|Sebastian Lambertz, Babette Hierholzer, Eva-Maria Summerer, Laure Barras
With the illustrious pianist Babette Hierholzer (Artistic Director of the German Forum) accompanying two superb singers and the welcome contributions of clarinetist Sebastian Lambertz, nothing was wanting in this celebration of German music. The goal of the German Forum is to present outstanding young artists from the German-speaking world and, judging by the past couple recitals we've reviewed, they achieve this goal admirably.
President Henry Meyer-Oertel welcomed the audience and introduced the sponsors and notables in the audience as well as the young artists, and did so with grace and good humor which put everyone in the mood to have a good time. And so we did.
Swiss soprano Laure Barras opened the program with "Mein Herr Marquis" (otherwise known as Adele's "laughing song") from Johann Strauss' operetta Die Fledermaus. We have reviewed this very same aria twice already this week but let us say we heard it afresh from Ms. Barras.
What distinguishes her is not only the brightness and clarity of her voice but her total immersion in the character and the originality of her interpretation. Her Adele was considerably inebriated but that did not result in careless diction. Au contraire, every word was clear and, if you understood German, it was hilarious. And if you didn't understand the words, you could not fail to appreciate the facial expressions and gestures. The fioritura was as clear as champagne and just as bubbly.
And then along came dusky-voiced mezzo soprano Eva-Maria Summerer singing Prince Orlofsky's aria "Ich lade gern mir Gäaste ein" which we have always called "Chacun à son goût". If the entire recital had been from Die Fledermaus we would have not complained. How delightful!
Clarinetist Sebastian Lambertz is performing his graduation recital from Mannes College on 12/4 and, in light of his enormous talent and onstage poise, we found it hard to believe that he is a student. He joined Ms. Hierholzer and Ms. Barras for the lyrical Schubert lied "Der Hirt auf dem Felsen", in which the clarinet echoes the voice. His lyricism was sustained throughout the register with dynamics under perfect control and some ear-tickling trills.
Dare we suggest that Ms. Barras' Swiss background gave her the edge in yodeling? Indeed, the way Schubert wrote it and the three artists performed it, one could easily visualize the lonely shepherd pining for his love in a distant inaccessible valley, with only the echo of the clarinet to keep him company. Just listen to the joyous major key when he realizes that Spring is coming and the snow will melt and he will see his sweetheart once again. The increase in tempo translated into great excitement.
Mr. Lambertz had his solo moment at the end of the program when he switched to his A clarinet, performing Francis Poulenc's Sonata for clarinet and piano. He has a terrific technique and a most expressive lyricism. As one might have predicted, we favored the second movement "Romanza" in which one of the motifs reminded us of Prokofiev's music for the ballet--Romeo and Juliet. The final movement could only be described as frisky.

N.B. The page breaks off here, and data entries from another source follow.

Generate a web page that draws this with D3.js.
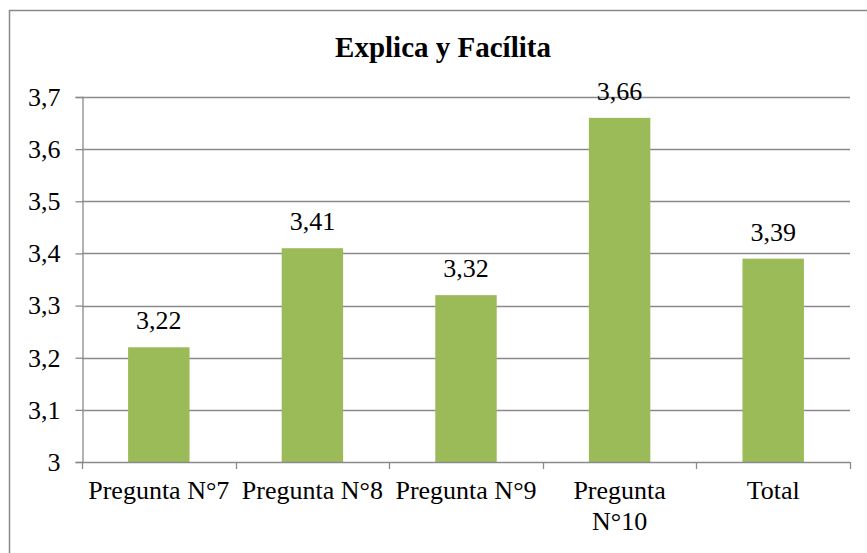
<!DOCTYPE html>
<html>
<head>
<meta charset="utf-8">
<script src="https://cdn.jsdelivr.net/npm/d3@7"></script>
<style>
  body { margin: 0; background: #fff; }
  svg text { font-family: "Liberation Serif", "Times New Roman", serif; fill: #000; }
</style>
</head>
<body>
<script>
// data
var categories = ["Pregunta N°7", "Pregunta N°8", "Pregunta N°9", "Pregunta N°10", "Total"];
var values = [3.22, 3.41, 3.32, 3.66, 3.39];
var yTicks = [3, 3.1, 3.2, 3.3, 3.4, 3.5, 3.6, 3.7];
var title = "Explica y Facílita";

var width = 867,
    height = 553;

var margin = {left: 82, right: 17, top: 97, bottom: 91};
var fontSize = "26px";

var svg = d3.select("body").append("svg")
    .attr("width", width)
    .attr("height", height);

// chart border (runs past the cropped edge on right and bottom)
svg.append("rect")
    .attr("x", 9.5)
    .attr("y", 10.5)
    .attr("width", 868)
    .attr("height", 560)
    .style("fill", "none")
    .style("stroke", "#898989")
    .style("stroke-width", "1.5px");

svg.append("text")
    .attr("x", 443)
    .attr("y", 57)
    .attr("text-anchor", "middle")
    .style("font-weight", "bold")
    .style("font-size", "29px")
    .text(title);

var x = d3.scaleBand()
    .domain(categories)
    .range([margin.left, width - margin.right])
    .paddingInner(0.6)
    .paddingOuter(0.3);

var y = d3.scaleLinear()
    .domain([3, 3.7])
    .range([height - margin.bottom, margin.top]);

var fmt = function(d) { return d3.format(".1f")(d).replace(".", ",").replace(",0", ""); };

// gridlines
svg.append("g")
    .selectAll("line")
    .data(yTicks.slice(1))
    .enter().append("line")
    .attr("x1", margin.left)
    .attr("x2", width - margin.right)
    .attr("y1", function(d) { return Math.round(y(d)) + 0.5; })
    .attr("y2", function(d) { return Math.round(y(d)) + 0.5; })
    .style("stroke", "#8a8a8a")
    .style("stroke-width", "1.3px");

// bars
svg.append("g")
    .selectAll("rect")
    .data(values)
    .enter().append("rect")
    .attr("x", function(d, i) { return x(categories[i]); })
    .attr("width", x.bandwidth())
    .attr("y", function(d) { return y(d); })
    .attr("height", function(d) { return y(3) - y(d); })
    .style("fill", "#9bbb59");

// value labels
svg.append("g")
    .selectAll("text")
    .data(values)
    .enter().append("text")
    .attr("x", function(d, i) { return x(categories[i]) + x.bandwidth() / 2; })
    .attr("y", function(d) { return y(d) - 18; })
    .attr("text-anchor", "middle")
    .style("font-size", fontSize)
    .text(function(d) { return d3.format(".2f")(d).replace(".", ","); });

// y axis
var yAxis = svg.append("g")
    .attr("transform", "translate(" + (margin.left + 0.5) + ",0)")
    .call(d3.axisLeft(y).tickValues(yTicks).tickSize(7).tickPadding(15).tickFormat(fmt));

yAxis.attr("font-family", null).attr("font-size", null);
yAxis.selectAll("text").style("font-size", fontSize);
yAxis.selectAll("line, path").style("stroke", "#8a8a8a").style("stroke-width", "1.3px");

// x axis with ticks between categories
var step = x.step();
var bounds = d3.range(categories.length + 1).map(function(i) { return margin.left + i * step; });
var xAxis = svg.append("g");
xAxis.append("line")
    .attr("x1", margin.left)
    .attr("x2", width - margin.right)
    .attr("y1", y(3) + 0.5)
    .attr("y2", y(3) + 0.5)
    .style("stroke", "#8a8a8a")
    .style("stroke-width", "1.3px");
xAxis.selectAll(".tick")
    .data(bounds)
    .enter().append("line")
    .attr("x1", function(d) { return Math.round(d) + 0.5; })
    .attr("x2", function(d) { return Math.round(d) + 0.5; })
    .attr("y1", y(3))
    .attr("y2", y(3) + 7)
    .style("stroke", "#8a8a8a")
    .style("stroke-width", "1.3px");

var labels = xAxis.selectAll(".lab")
    .data(categories)
    .enter().append("text")
    .attr("x", function(d) { return x(d) + x.bandwidth() / 2; })
    .attr("y", y(3) + 37)
    .attr("text-anchor", "middle")
    .style("font-size", fontSize);

labels.each(function(d) {
    var t = d3.select(this);
    var lines = d === "Pregunta N°10" ? ["Pregunta", "N°10"] : [d];
    lines.forEach(function(l, i) {
        t.append("tspan")
            .attr("x", t.attr("x"))
            .attr("dy", i === 0 ? 0 : 31)
            .text(l);
    });
});
</script>
</body>
</html>
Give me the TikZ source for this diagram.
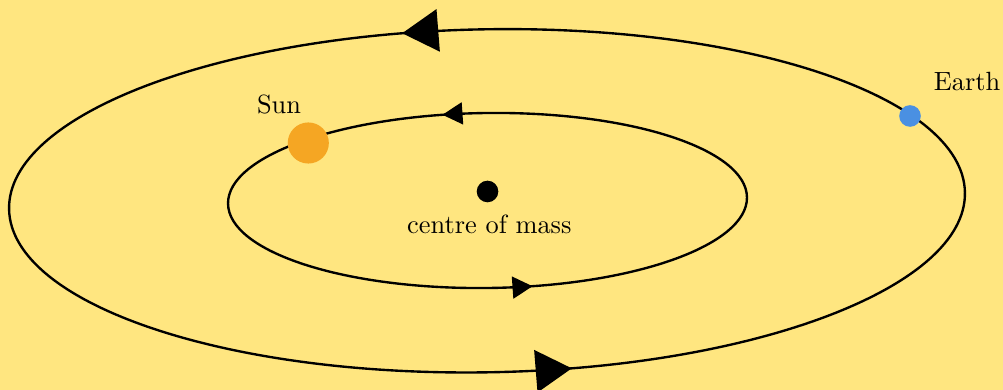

We felt fortunate to hear some duets, which we always enjoy. Yes, we heard "Abendsegen" from Engelbert Humperdinck's Hansel und Gretel just a few days ago, but hearing it in perfect German was a special treat. We also enjoyed the scene of the presentation of the silver rose by young Octavian to Sophie, his cousin's intended bride. Richard Strauss' Der Rosenkavalier has some gorgeous orchestral colors which Ms. Hierholzer captured in the piano. There is nothing as satisfying as two voices in harmony!
There were two humorous folksongs which Ms. Barras introduced with a most charming manner. We would wager that she has had quite a bit of dramatic training since she so effectively inhabits the character of the text--first the ambivalent Babette (!) from Haydn's "Eine sehr gewöhnliche Geschichte" and the pubescent girl of Brahms "Och Moder, ich well en Ding han". We are not sure what dialect of German that was but both songs were rendered with great humor.
Ms. Summerer also had her chance to sing with clarinet in Brahms' Zwei Gesänge op. 91, originally written for voice and viola. Her voice has a firmness and breadth in the lower register that is quite appealing.
We had only one minor quibble and we have been quibbling about this for quite some time. We would hope that singers would memorize their arias and not use music stands. The singers made much more of an impression when they sang "off book".